Chlorination in Drinking Water
Chlorination has been pivotal in making drinking water safe. Before the widespread adoption of chlorination in the early 20th century, waterborne diseases like typhoid, dysentery, and cholera were common. Since then, these diseases have virtually disappeared in developed countries with chlorinated water supplies.
Beyond pathogen removal, chlorination of drinking water also helps reduce iron and lead levels, which can cause taste issues.

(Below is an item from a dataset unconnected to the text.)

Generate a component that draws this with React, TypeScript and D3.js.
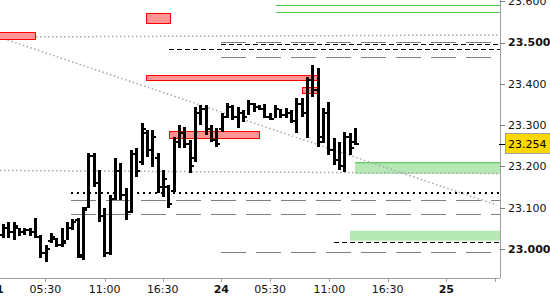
import React from 'react';
import * as d3 from 'd3';

const W = 550;
const H = 300;

// 30-minute OHLC bars, indexed from the first visible bar
const opens = [23.035, 23.05, 23.04, 23.05, 23.04, 23.045, 23.04, 23.03, 22.99, 23.02, 23.025, 23.01, 23.02, 23.05, 23.07, 22.98,
  23.1, 23.225, 23.16, 23.08, 22.99, 23.12, 23.19, 23.13, 23.09, 23.23, 23.21, 23.28, 23.24, 23.22, 23.15, 23.15,
  23.14, 23.26, 23.28, 23.255, 23.22, 23.33, 23.34, 23.29, 23.265, 23.29, 23.32, 23.345, 23.32, 23.33, 23.32, 23.35,
  23.345, 23.34, 23.32, 23.315, 23.34, 23.325, 23.33, 23.31, 23.35, 23.33, 23.41, 23.385, 23.27, 23.33, 23.24, 23.215,
  23.2, 23.27, 23.26];
const highs = [23.061, 23.065, 23.065, 23.051, 23.051, 23.051, 23.075, 23.034, 23.01, 23.039, 23.027, 23.051, 23.065, 23.073, 23.075, 23.102,
  23.232, 23.232, 23.191, 23.099, 23.131, 23.22, 23.208, 23.148, 23.24, 23.245, 23.305, 23.288, 23.288, 23.232, 23.191, 23.155,
  23.271, 23.3, 23.295, 23.264, 23.344, 23.349, 23.349, 23.3, 23.293, 23.329, 23.354, 23.349, 23.344, 23.337, 23.361, 23.354,
  23.349, 23.351, 23.329, 23.349, 23.339, 23.341, 23.337, 23.366, 23.366, 23.4165, 23.4455, 23.438, 23.341, 23.356, 23.269, 23.259,
  23.283, 23.281, 23.293];
const lows = [23.027, 23.027, 23.022, 23.031, 23.034, 23.031, 23.027, 22.978, 22.969, 23.015, 23.005, 23.005, 23.022, 23.046, 22.978, 22.973,
  23.099, 23.15, 23.065, 22.981, 22.985, 23.119, 23.119, 23.07, 23.087, 23.174, 23.203, 23.223, 23.199, 23.136, 23.126, 23.099,
  23.138, 23.245, 23.245, 23.184, 23.211, 23.3, 23.276, 23.259, 23.247, 23.283, 23.317, 23.312, 23.293, 23.308, 23.324, 23.332,
  23.337, 23.317, 23.312, 23.317, 23.317, 23.317, 23.305, 23.281, 23.32, 23.269, 23.368, 23.247, 23.257, 23.228, 23.203, 23.191,
  23.186, 23.228, 23.252];
const closes = [23.05, 23.04, 23.055, 23.04, 23.045, 23.04, 23.03, 22.99, 23.0, 23.03, 23.01, 23.015, 23.05, 23.065, 22.985, 23.095,
  23.225, 23.16, 23.08, 22.99, 23.12, 23.19, 23.13, 23.09, 23.23, 23.19, 23.29, 23.24, 23.27, 23.15, 23.17, 23.11,
  23.26, 23.28, 23.255, 23.2, 23.33, 23.34, 23.29, 23.265, 23.255, 23.32, 23.345, 23.32, 23.33, 23.32, 23.35, 23.345,
  23.34, 23.32, 23.315, 23.34, 23.325, 23.33, 23.31, 23.35, 23.33, 23.41, 23.385, 23.26, 23.33, 23.24, 23.215, 23.2,
  23.27, 23.245, 23.254];

const lastPrice = 23.254;

// Axis ticks
const yTickValues = [23.0, 23.1, 23.2, 23.3, 23.4, 23.5, 23.6];
const yTickBold = [true, false, false, false, false, true, false];
const xTickPositions = [-1.31, 7.93, 19.07, 29.95, 40.93, 50.07, 61.18, 72.13, 83.12, 92.25];
const xTickLabels = ['21', '05:30', '11:00', '16:30', '24', '05:30', '11:00', '16:30', '25', ''];
const xTickBold = [true, false, false, false, true, false, false, false, true, false];

// Supply zones (red) : start bar, end bar, top price, bottom price
const redFrom = [-3, 26.81, 26.81, 31.13, 56.12];
const redTo = [6.0, 31.26, 59.0, 48.0, 59.0];
const redTop = [23.5254, 23.5707, 23.4213, 23.2857, 23.3923];
const redBottom = [23.5092, 23.5455, 23.4092, 23.2688, 23.3777];

// Demand zones (green), extending to the right edge
const greenFrom = [66.0, 65.07];
const greenTop = [23.2099, 23.0443];
const greenBottom = [23.1816, 23.0201];
const greenEdge = [true, false];

// Green level lines
const greenLineFrom = [51.19, 51.19];
const greenLineLevel = [23.5908, 23.5731];

// Gray dotted trendlines: [startBar, startPrice, endBar, endPrice]
const trendFromBar = [-0.5625, -0.5625, -0.5625];
const trendFromPrice = [23.5133, 23.5121, 23.1901];
const trendToBar = [93.19, 92.63, 93.19];
const trendToPrice = [23.5182, 23.1065, 23.1828];

// Black dotted level
const blackDotFrom = [12.75];
const blackDotLevel = [23.1363];

// Black short dashed levels
const blackDashFrom = [40.88, 31.13, 62.07];
const blackDashLevel = [23.4956, 23.4843, 23.0162];

// Gray long dashed levels
const grayDashFrom = [40.88, 40.88, 12.75, 12.75, 40.88];
const grayDashLevel = [23.5005, 23.4642, 23.1186, 23.0847, 22.992];

const PLOT_RIGHT = 500;
const PLOT_BOTTOM = 278;

export default function App() {
  const x = d3.scaleLinear().domain([0, opens.length - 1]).range([3, 355]);
  const y = d3.scaleLinear().domain([23.0, 23.5]).range([249, 42.5]);
  const xEnd = x.invert(PLOT_RIGHT);
  const font = "'DejaVu Sans', Verdana, sans-serif";

  return (
    <svg width={W} height={H} style={{ position: 'fixed', left: 0, top: 0, background: '#fff' }}>
      <defs>
        <clipPath id="plot">
          <rect x={0} y={0} width={PLOT_RIGHT} height={PLOT_BOTTOM} />
        </clipPath>
      </defs>
      <rect x={0} y={0} width={W} height={H} fill="#fff" />
      <g clipPath="url(#plot)">
        {greenFrom.map((f, i) => (
          <g key={'gz' + i}>
            <rect x={x(f)} y={y(greenTop[i])} width={x(xEnd) - x(f)} height={y(greenBottom[i]) - y(greenTop[i])} fill="#b5e8b5" />
            {greenEdge[i] && (
              <line x1={x(f)} x2={x(xEnd)} y1={y(greenTop[i]) + 0.5} y2={y(greenTop[i]) + 0.5} stroke="#44c444" strokeWidth={1} />
            )}
          </g>
        ))}
        {greenLineFrom.map((f, i) => (
          <line key={'gl' + i} x1={x(f)} x2={x(xEnd)} y1={Math.round(y(greenLineLevel[i])) + 0.5} y2={Math.round(y(greenLineLevel[i])) + 0.5} stroke="#4cc84c" strokeWidth={1} />
        ))}
        {grayDashFrom.map((f, i) => (
          <line key={'gd' + i} x1={x(f)} x2={x(xEnd)} y1={Math.round(y(grayDashLevel[i])) + 0.5} y2={Math.round(y(grayDashLevel[i])) + 0.5} stroke="#808080" strokeWidth={1} strokeDasharray="25 10" />
        ))}
        {blackDashFrom.map((f, i) => (
          <line key={'bd' + i} x1={x(f)} x2={x(xEnd)} y1={Math.round(y(blackDashLevel[i])) + 0.5} y2={Math.round(y(blackDashLevel[i])) + 0.5} stroke="#000" strokeWidth={1} strokeDasharray="5 3" />
        ))}
        {blackDotFrom.map((f, i) => (
          <line key={'bk' + i} x1={x(f)} x2={x(xEnd)} y1={Math.round(y(blackDotLevel[i]))} y2={Math.round(y(blackDotLevel[i]))} stroke="#000" strokeWidth={2} strokeDasharray="2 4" />
        ))}
        {trendFromBar.map((f, i) => (
          <line key={'tl' + i} x1={x(f)} x2={x(trendToBar[i])} y1={y(trendFromPrice[i])} y2={y(trendToPrice[i])} stroke="#a8a8a8" strokeWidth={1.5} strokeDasharray="1.5 2.5" />
        ))}
        {redFrom.map((f, i) => (
          <rect key={'rz' + i} x={Math.round(x(f)) + 0.5} y={Math.round(y(redTop[i])) + 0.5} width={Math.round(x(redTo[i]) - x(f))} height={Math.round(y(redBottom[i]) - y(redTop[i]))} fill="#ff9494" stroke="#ff0000" strokeWidth={1} />
        ))}
        {opens.map((o, i) => {
          const cx = Math.round(x(i));
          const yh = Math.round(y(highs[i]));
          const yl = Math.round(y(lows[i]));
          return (
            <g key={'b' + i} fill="#000">
              <rect x={cx - 1} y={yh} width={3} height={Math.max(1, yl - yh)} />
              <rect x={cx - 3} y={Math.round(y(o)) - 1} width={2} height={2} />
              <rect x={cx + 2} y={Math.round(y(closes[i])) - 1} width={2} height={2} />
            </g>
          );
        })}
      </g>
      <line x1={PLOT_RIGHT + 0.5} x2={PLOT_RIGHT + 0.5} y1={0} y2={PLOT_BOTTOM} stroke="#a0a0a0" />
      <line x1={0} x2={PLOT_RIGHT} y1={PLOT_BOTTOM + 0.5} y2={PLOT_BOTTOM + 0.5} stroke="#a0a0a0" />
      {yTickValues.map((v, i) => (
        <g key={'yt' + i}>
          <line x1={PLOT_RIGHT} x2={PLOT_RIGHT + 5} y1={Math.round(y(v)) + 0.5} y2={Math.round(y(v)) + 0.5} stroke="#808080" />
          <text x={508} y={y(v)} dy="0.36em" fontFamily={font} fontSize={11} fontWeight={yTickBold[i] ? 'bold' : 'normal'} fill="#111">
            {v.toFixed(3)}
          </text>
        </g>
      ))}
      {xTickPositions.map((p, i) => (
        <g key={'xt' + i}>
          <line x1={Math.round(x(p)) + 0.5} x2={Math.round(x(p)) + 0.5} y1={PLOT_BOTTOM} y2={PLOT_BOTTOM + 4} stroke="#a0a0a0" />
          <text x={x(p)} y={293} textAnchor="middle" fontFamily={font} fontSize={11} fontWeight={xTickBold[i] ? 'bold' : 'normal'} fill="#111">
            {xTickLabels[i]}
          </text>
        </g>
      ))}
      <line x1={PLOT_RIGHT - 1} x2={PLOT_RIGHT + 5} y1={Math.round(y(lastPrice)) + 0.5} y2={Math.round(y(lastPrice)) + 0.5} stroke="#000" />
      <rect x={505.5} y={Math.round(y(lastPrice)) - 10.5} width={50} height={20} fill="#ffd700" stroke="#a0a0a0" />
      <text x={508} y={y(lastPrice)} dy="0.36em" fontFamily={font} fontSize={11} fill="#000">
        {lastPrice.toFixed(3)}
      </text>
    </svg>
  );
}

It also ensures that some residual disinfectant remains in the water from the treatment facility to the consumer’s tap.
Alternative and Complementary Disinfection Methods
While chlorination remains one of the most effective and popular disinfection methods, alternatives include:
Ultraviolet (UV) Radiation: Effective against many pathogens without chemical addition but provides no residual protection
Ozonation: Powerful oxidant that leaves no harmful residuals but is more expensive and complex
Chloramination: Using chloramines for disinfection, which produces fewer DBPs but is less effective than free chlorine
Peracetic Acid: Emerging disinfectant with fewer by-products but higher cost
Many facilities now implement multi-barrier approaches, combining chlorination with other methods to maximize effectiveness while minimizing drawbacks.
Future Trends in Wastewater Chlorination
The field of wastewater chlorination continues to evolve with several emerging trends:
Smart Dosing Systems: Using real-time monitoring and automated controls to optimize chlorine application
Advanced Oxidation Processes: Combining chlorination with other oxidants or UV radiation for enhanced treatment
DBP Reduction Strategies: Implementing process modifications to minimize harmful by-product formation
Regulatory Evolution: Adapting to increasingly stringent standards for both pathogen removal and DBP limitations
Conclusion
Wastewater chlorination represents a critical component of modern water treatment infrastructure. Despite challenges related to by-product formation and potential environmental impacts, it remains the most widely used disinfection method due to its effectiveness, reliability, and cost-efficiency.